Building the Unbuildable
Designed by world-renowned architect Zaha Hadid, known for the “unbuildable” building, Michigan State University’s new Eli and Edythe Broad Art Museum pushed architectural boundaries and challenged conventional construction. Constructed of sloped steel and concrete with a pleated metal and glass exterior, carefully piecing together dynamic dimensions and non-traditional materials challenged the team from the very beginning. A typical building techniques were a part of everyday construction.
Iconic and innovative, crafting this complex architecture to life while maintaining design intent came with numerous challenges. In fact, it was noted in The State News, Michigan State University’s newspaper, that contractors were afraid to bid on such a daring structure.
Responding to Design
Given the unique design, Barton Malow carried out an exceptional preconstruction effort to source materials and ensure constructability. Throughout development of the design and modeling process, Barton Malow performed successful BIM integration processes, where we extracted from the collaborative design model information for interactive estimating, value engineering, schedule productivity, and design assist interface.
The most significant challenges faced had to do with the preciseness and placement of 1,000 lb., 15’ geometric custom-cut glass panels only allowing a margin of error of as little as 2 millimeters; controlling the consistency, finish, and pressure levels during the pouring of 40’ sloping concrete walls; the expansion and contraction of custom-designed materials; and, the development of an alternative structural system.
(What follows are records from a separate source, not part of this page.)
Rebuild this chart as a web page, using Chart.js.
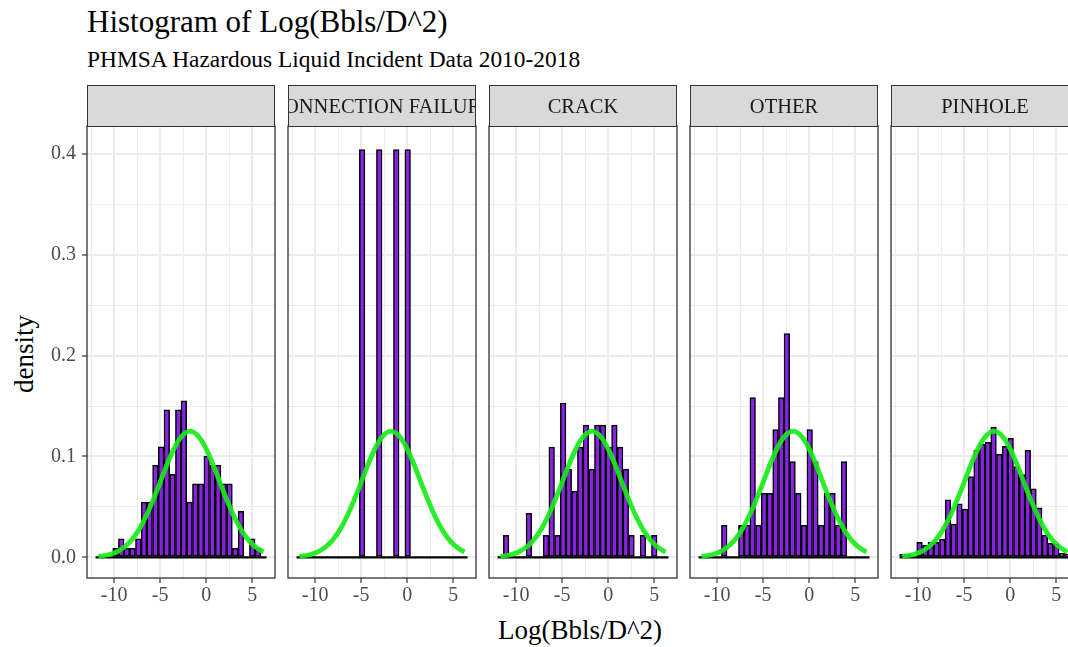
<!DOCTYPE html>
<html>
<head>
<meta charset="utf-8">
<script src="https://cdn.jsdelivr.net/npm/chart.js@4.4.0/dist/chart.umd.min.js"></script>
<style>
  html, body { margin: 0; padding: 0; background: #fff; width: 1068px; height: 647px; overflow: hidden; }
  body { position: relative; font-family: "Liberation Serif", "Times New Roman", serif; color: #000; }
  .title { position: absolute; left: 87px; top: 6px; font-size: 31px; line-height: 1; white-space: nowrap; }
  .subtitle { position: absolute; left: 87px; top: 48px; font-size: 23.4px; line-height: 1; white-space: nowrap; }
  .strip { position: absolute; top: 85px; width: 188px; height: 42px; box-sizing: border-box;
           border: 1px solid #333; background: #d9d9d9; color: #1a1a1a; font-size: 20.5px;
           display: flex; align-items: center; justify-content: center; overflow: hidden; white-space: nowrap; }
  canvas.panel { position: absolute; top: 122px; }
  .xtitle { position: absolute; left: 380px; width: 400px; top: 617px; text-align: center; font-size: 27px; line-height: 1; }
  .ytitle { position: absolute; left: 24px; top: 354px; font-size: 27px; line-height: 1; white-space: nowrap;
            transform: translate(-50%, -50%) rotate(-90deg); }
</style>
</head>
<body>
<div class="title">Histogram of Log(Bbls/D^2)</div>
<div class="subtitle">PHMSA Hazardous Liquid Incident Data 2010-2018</div>
<div class="xtitle">Log(Bbls/D^2)</div>
<div class="ytitle">density</div>
<div id="wrap"></div>
<script>
// facet labels (first one is a blank cause)
const facets = ["", "CONNECTION FAILURE", "CRACK", "OTHER", "PINHOLE"];

// histogram bin centres, width 0.619
const binWidth = 0.619;
const binMids = [-11.70, -11.08, -10.46, -9.84, -9.22, -8.61, -7.99, -7.37, -6.75, -6.13,
                 -5.51, -4.89, -4.27, -3.65, -3.03, -2.42, -1.80, -1.18, -0.56, 0.06,
                 0.68, 1.30, 1.92, 2.54, 3.16, 3.78, 4.39, 5.01, 5.63, 6.25];

// densities per facet, one value per bin
const blankVals = [0, 0, 0, 0.0091, 0.0183, 0.0091, 0.0091, 0.0183, 0.0548, 0.0548,
                   0.0913, 0.1095, 0.1461, 0.0822, 0.1461, 0.1552, 0.0548, 0.0730, 0.0730, 0.1004,
                   0.0913, 0.0913, 0.0730, 0.0730, 0.0091, 0.0456, 0, 0.0183, 0.0091, 0];
const connectionVals = [0, 0, 0, 0, 0, 0, 0, 0, 0, 0,
                        0, 0.404, 0, 0, 0.404, 0, 0, 0.404, 0, 0.404,
                        0, 0, 0, 0, 0, 0, 0, 0, 0, 0];
const crackVals = [0, 0.0218, 0, 0, 0, 0.0437, 0, 0, 0.0218, 0.1092,
                   0.0218, 0.1529, 0.0874, 0.0655, 0.1092, 0.1310, 0.0874, 0.1310, 0.1310, 0.1092,
                   0.1310, 0.1092, 0.0874, 0.0218, 0, 0.0218, 0, 0.0218, 0, 0];
const otherVals = [0, 0, 0, 0, 0.0317, 0, 0, 0.0317, 0.0317, 0.1584,
                   0.0317, 0.0634, 0.0634, 0.1267, 0.1584, 0.2218, 0.0950, 0.0634, 0.0317, 0.1267,
                   0.0950, 0.0317, 0.0634, 0.0634, 0.0317, 0.0950, 0, 0, 0, 0];
const pinholeVals = [0.003, 0.003, 0, 0.015, 0.012, 0.015, 0.015, 0.018, 0.057, 0.033,
                     0.053, 0.048, 0.080, 0.106, 0.112, 0.114, 0.129, 0.102, 0.110, 0.118,
                     0.090, 0.082, 0.106, 0.068, 0.049, 0.022, 0.014, 0.013, 0.004, 0.003];
const facetVals = [blankVals, connectionVals, crackVals, otherVals, pinholeVals];

// normal density overlay (same in every facet)
const curveX = [-11.7, -11, -10.5, -10, -9.5, -9, -8.5, -8, -7.5, -7, -6.5, -6, -5.5, -5, -4.5,
                -4, -3.5, -3, -2.5, -2, -1.75, -1.5, -1, -0.5, 0, 0.5, 1, 1.5, 2, 2.5, 3, 3.5,
                4, 4.5, 5, 5.5, 6, 6.24];
const curveY = [0.0010, 0.0019, 0.0029, 0.0044, 0.0065, 0.0094, 0.0133, 0.0183, 0.0246, 0.0323,
                0.0412, 0.0515, 0.0626, 0.0744, 0.0862, 0.0975, 0.1075, 0.1158, 0.1216, 0.1246,
                0.1250, 0.1246, 0.1216, 0.1158, 0.1075, 0.0975, 0.0862, 0.0744, 0.0626, 0.0515,
                0.0412, 0.0323, 0.0246, 0.0183, 0.0133, 0.0094, 0.0065, 0.0054];

// axis ticks (majors labelled, minors only as grid)
const xTicks = [-12.5, -10, -7.5, -5, -2.5, 0, 2.5, 5];
const yTicks = [0, 0.05, 0.1, 0.15, 0.2, 0.25, 0.3, 0.35, 0.4];

const PURPLE = "#8a22e4";
const GREEN = "rgba(24, 236, 24, 0.92)";
const GRID = "#ebebeb";
const DARK = "#333333";

Chart.defaults.font.family = '"Liberation Serif", "Times New Roman", serif';
Chart.defaults.font.size = 20;
Chart.defaults.color = "#4d4d4d";

const isMajorX = v => Math.abs(v % 5) < 1e-9;
const isMajorY = v => Math.abs(Math.round(v * 10) - v * 10) < 1e-9;

const panelBorder = {
  id: "panelBorder",
  afterDatasetsDraw(chart) {
    const a = chart.chartArea, ctx = chart.ctx;
    ctx.save();
    ctx.strokeStyle = DARK;
    ctx.lineWidth = 1.3;
    ctx.strokeRect(a.left, a.top, a.right - a.left, a.bottom - a.top);
    ctx.restore();
  }
};

const wrap = document.getElementById("wrap");
const PANEL_W = 188, PANEL_H = 452, PAD = 4, XAXIS_H = 40;

facets.forEach((name, i) => {
  const left = 87 + 201 * i;
  const padL = i === 0 ? 87 : PAD;

  const strip = document.createElement("div");
  strip.className = "strip";
  strip.style.left = left + "px";
  strip.innerHTML = "<span>" + name + "</span>";
  document.body.appendChild(strip);

  const cv = document.createElement("canvas");
  cv.className = "panel";
  cv.width = padL + PANEL_W + PAD;
  cv.height = PAD + PANEL_H + XAXIS_H;
  cv.style.left = (left - padL) + "px";
  wrap.appendChild(cv);

  const vals = facetVals[i];
  new Chart(cv, {
    type: "bar",
    data: {
      datasets: [
        {
          type: "line",
          data: curveX.map((x, j) => ({ x, y: curveY[j] })),
          borderColor: GREEN,
          borderWidth: 4.8,
          pointRadius: 0,
          cubicInterpolationMode: "monotone",
          order: 0,
        },
        {
          type: "line",
          data: [
            { x: binMids[0] - binWidth / 2, y: 0 },
            { x: binMids[binMids.length - 1] + binWidth / 2, y: 0 },
          ],
          borderColor: "#000",
          borderWidth: 2.2,
          pointRadius: 0,
          order: 1,
        },
        {
          type: "bar",
          data: binMids.map((x, j) => ({ x, y: vals[j] })),
          backgroundColor: PURPLE,
          borderColor: "#000",
          borderWidth: 1.5,
          borderSkipped: false,
          barPercentage: 1,
          categoryPercentage: 1,
          order: 2,
        },
      ],
    },
    options: {
      responsive: false,
      animation: false,
      devicePixelRatio: 1,
      layout: { padding: { top: PAD, right: PAD, left: 0, bottom: 0 } },
      plugins: { legend: { display: false }, tooltip: { enabled: false } },
      scales: {
        x: {
          type: "linear",
          min: -12.94,
          max: 7.48,
          offset: false,
          afterBuildTicks: s => { s.ticks = xTicks.map(v => ({ value: v })); },
          afterFit: s => { s.height = XAXIS_H; s.paddingLeft = 0; s.paddingRight = 0; },
          ticks: {
            autoSkip: false,
            maxRotation: 0,
            padding: 1,
            color: "#4d4d4d",
            callback: v => (isMajorX(v) ? String(v) : ""),
          },
          grid: {
            offset: false,
            color: GRID,
            lineWidth: c => (isMajorX(c.tick.value) ? 2 : 1),
            tickLength: 5,
            tickColor: c => (isMajorX(c.tick.value) ? DARK : "rgba(0,0,0,0)"),
            tickWidth: 1.2,
          },
          border: { display: false },
        },
        y: {
          min: -0.0204,
          max: 0.4274,
          afterBuildTicks: s => { s.ticks = yTicks.map(v => ({ value: v })); },
          afterFit: s => { s.width = padL; s.paddingTop = 0; s.paddingBottom = 0; },
          ticks: {
            display: i === 0,
            autoSkip: false,
            padding: 6,
            color: "#4d4d4d",
            callback: v => (isMajorY(v) ? v.toFixed(1) : ""),
          },
          grid: {
            color: GRID,
            lineWidth: c => (isMajorY(c.tick.value) ? 2 : 1),
            drawTicks: i === 0,
            tickLength: 5,
            tickColor: c => (isMajorY(c.tick.value) ? DARK : "rgba(0,0,0,0)"),
            tickWidth: 1.2,
          },
          border: { display: false },
        },
      },
    },
    plugins: [panelBorder],
  });
});
</script>
</body>
</html>
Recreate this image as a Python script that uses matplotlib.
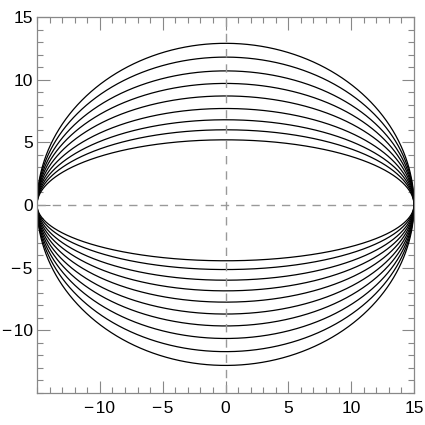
import numpy as np
import matplotlib
matplotlib.use("Agg")
import matplotlib.pyplot as plt
from matplotlib.ticker import MultipleLocator, FixedLocator

# semi-axes (heights) of upper and lower half-ellipses, half-width 15
upper_heights = [12.9, 11.8, 10.7, 9.7, 8.7, 7.7, 6.8, 6.0, 5.2]
lower_heights = [-4.45, -5.15, -6.0, -6.85, -7.75, -8.7, -9.65, -10.65, -11.7, -12.8]
half_width = 15
x_ticks = [-10, -5, 0, 5, 10, 15]
y_ticks = [-10, -5, 0, 5, 10, 15]
x_tick_labels = ['\u2212\u200a10', '\u2212\u200a5', '0', '5', '10', '15']
y_tick_labels = ['\u2212\u200a10', '\u2212\u200a5', '0', '5', '10', '15']

plt.rcParams['font.family'] = ['Liberation Sans', 'DejaVu Sans']
fig = plt.figure(figsize=(4.25, 4.25), dpi=100)
ax = fig.add_axes([37/425, 32/425, 377/425, 376/425])

x = np.linspace(-half_width, half_width, 1201)
for b in upper_heights + lower_heights:
    y = b * np.sqrt(np.clip(1 - (x/half_width)**2, 0, None))
    ax.plot(x, y, color='black', lw=0.9)

ax.axhline(0, color='#999999', lw=1.0, dashes=(6, 5))
ax.axvline(0, color='#999999', lw=1.0, dashes=(6, 5))

ax.set_xlim(-15, 15)
ax.set_ylim(-15, 15)
ax.xaxis.set_major_locator(FixedLocator(x_ticks))
ax.yaxis.set_major_locator(FixedLocator(y_ticks))
ax.set_xticklabels(x_tick_labels)
ax.set_yticklabels(y_tick_labels)
ax.xaxis.set_minor_locator(MultipleLocator(1))
ax.yaxis.set_minor_locator(MultipleLocator(1))
ax.tick_params(which='both', direction='in', top=True, right=True,
               color='#888888', width=0.8)
ax.tick_params(which='major', length=9, labelsize=12.5)
ax.tick_params(axis='x', which='major', pad=6)
ax.tick_params(axis='y', which='major', pad=3)
ax.tick_params(which='minor', length=4)
for s in ax.spines.values():
    s.set_color('#888888')
    s.set_linewidth(0.9)

fig.savefig('out.png', dpi=100)
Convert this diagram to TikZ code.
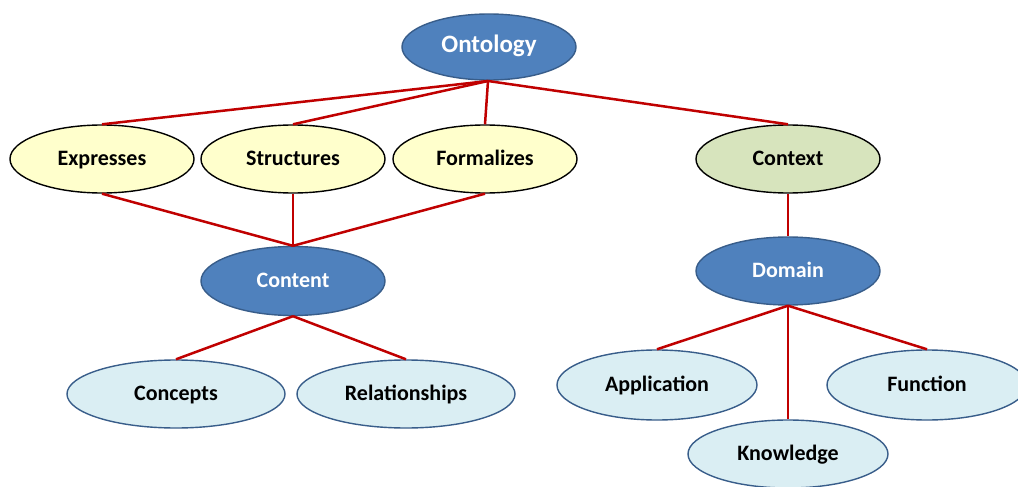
\documentclass[tikz,border=0pt]{standalone}
\usepackage{fontspec}
\setmainfont{Carlito}
\usetikzlibrary{shapes.geometric}
\definecolor{dkblue}{HTML}{4F81BD}
\definecolor{dkedge}{HTML}{385D8A}
\definecolor{yel}{HTML}{FFFFCC}
\definecolor{grn}{HTML}{D7E4BD}
\definecolor{ltblue}{HTML}{DAEEF3}
\definecolor{redline}{HTML}{C00000}
\tikzset{
  base/.style={ellipse, inner sep=0pt, line width=1.4pt, text height=1.2em, text depth=0em, font=\bfseries\fontsize{22}{24}\selectfont},
  bluebox/.style={base, fill=dkblue, draw=dkedge, text=white},
  yelbox/.style={base, fill=yel, draw=black, minimum width=184pt, minimum height=68pt},
  grnbox/.style={base, fill=grn, draw=black, minimum width=184pt, minimum height=68pt},
  leafbox/.style={base, fill=ltblue, draw=dkedge, minimum height=68pt},
  link/.style={draw=redline, line width=2.5pt}
}
\begin{document}
\begin{tikzpicture}[x=1pt,y=1pt]
\clip (0,0) rectangle (1018,-487);
\fill[white] (0,0) rectangle (1018,-487);
\node[bluebox, minimum width=174pt, minimum height=66pt, font=\bfseries\fontsize{25}{27}\selectfont] (onto) at (489,-47) {Ontology};
\node[yelbox] (expr) at (102,-159) {Expresses};
\node[yelbox] (stru) at (293,-159) {Structures};
\node[yelbox] (form) at (485,-159) {Formalizes};
\node[grnbox] (ctx) at (788,-159) {Context};
\node[bluebox, minimum width=184pt, minimum height=69pt] (cont) at (293,-281) {Content};
\node[bluebox, minimum width=184pt, minimum height=68pt] (dom) at (788,-271) {Domain};
\node[leafbox, minimum width=218pt] (conc) at (176,-394) {Concepts};
\node[leafbox, minimum width=218pt] (rel) at (406,-394) {Relationships};
\node[leafbox, minimum width=200pt, minimum height=70pt] (app) at (657,-385) {Application};
\node[leafbox, minimum width=200pt, minimum height=70pt] (fun) at (927,-385) {Function};
\node[leafbox, minimum width=200pt] (know) at (788,-454) {Knowledge};
\coordinate (ob) at (488,-81);
\draw[link] (ob) -- (expr.north);
\draw[link] (ob) -- (stru.north);
\draw[link] (ob) -- (form.north);
\draw[link] (ob) -- (ctx.north);
\draw[link] (expr.south) -- (cont.north);
\draw[link] (stru.south) -- (cont.north);
\draw[link] (form.south) -- (cont.north);
\draw[link] (ctx.south) -- (dom.north);
\draw[link] (cont.south) -- (conc.north);
\draw[link] (cont.south) -- (rel.north);
\draw[link] (dom.south) -- (app.north);
\draw[link] (dom.south) -- (know.north);
\draw[link] (dom.south) -- (fun.north);
\end{tikzpicture}
\end{document}
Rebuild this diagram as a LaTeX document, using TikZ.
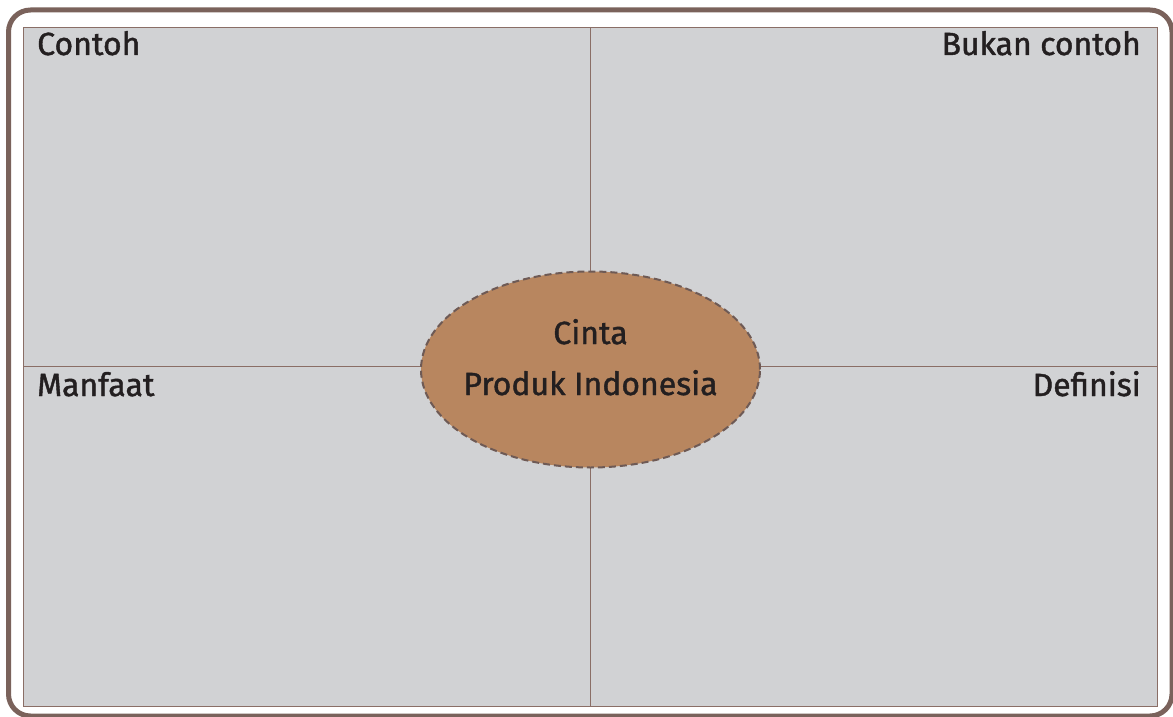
\documentclass[tikz,border=0pt]{standalone}
\usepackage{fontspec}
\newfontfamily\lblfont{Fira Sans}[FakeBold=1.3]
\usetikzlibrary{shapes.geometric}
\definecolor{frame}{HTML}{7A625B}
\definecolor{panel}{HTML}{D1D2D4}
\definecolor{rule}{HTML}{8A6E66}
\definecolor{blob}{HTML}{B8865F}
\definecolor{dash}{HTML}{6E5A55}
\definecolor{ink}{HTML}{231F20}
\tikzset{
  lbl/.style={font=\lblfont\fontsize{32}{38}\selectfont, text=ink, inner sep=0pt},
  centre/.style={ellipse, fill=blob, draw=dash, line width=2pt,
     dash pattern=on 7pt off 4pt, minimum width=339pt, minimum height=196pt,
     inner sep=0pt},
}
\begin{document}
\begin{tikzpicture}[x=1pt,y=-1pt]
\useasboundingbox (0,0) rectangle (1173,717);
\draw[frame, line width=5pt, rounded corners=22pt] (8.5,10) rectangle (1172,716);
\node[draw=rule, fill=panel, line width=1pt, minimum width=1134pt, minimum height=679pt, inner sep=0pt, anchor=north west] (panel) at (23,27) {};
\coordinate (vt) at (590.5,27);
\coordinate (vb) at (590.5,706);
\coordinate (hl) at (23,366);
\coordinate (hr) at (1157,366);
\draw[rule, line width=1pt] (vt) -- (vb);
\draw[rule, line width=1pt] (hl) -- (hr);
\node[centre] (c) at (590.5,369.5) {};
\node[lbl, anchor=base] (l1) at (590.5,344) {Cinta};
\node[lbl, anchor=base] (l2) at (590.5,395) {Produk Indonesia};
\node[lbl, anchor=base west] (contoh) at (37,55) {Contoh};
\node[lbl, anchor=base east] (bukan) at (1141,55) {Bukan contoh};
\node[lbl, anchor=base west] (manfaat) at (37,396) {Manfaat};
\node[lbl, anchor=base east] (def) at (1141,396) {Definisi};
\end{tikzpicture}
\end{document}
The project utilized BIM in a significant way, as the model provided by the architect was in fact a part of the construction documents. Paper drawings were for reference only and most, on purpose, did not contain dimensional information. Subcontractors derived all dimensional information directly from the model. From that standpoint, all trades needed BIM modelers to assemble the building. Even trades that didn’t normally model had to produce and read the models, including the drywall subs.
With extreme expectations of quality, the highest levels of communication and craftsmanship were required to overcome these challenges. The successful outcome was truly a team effort.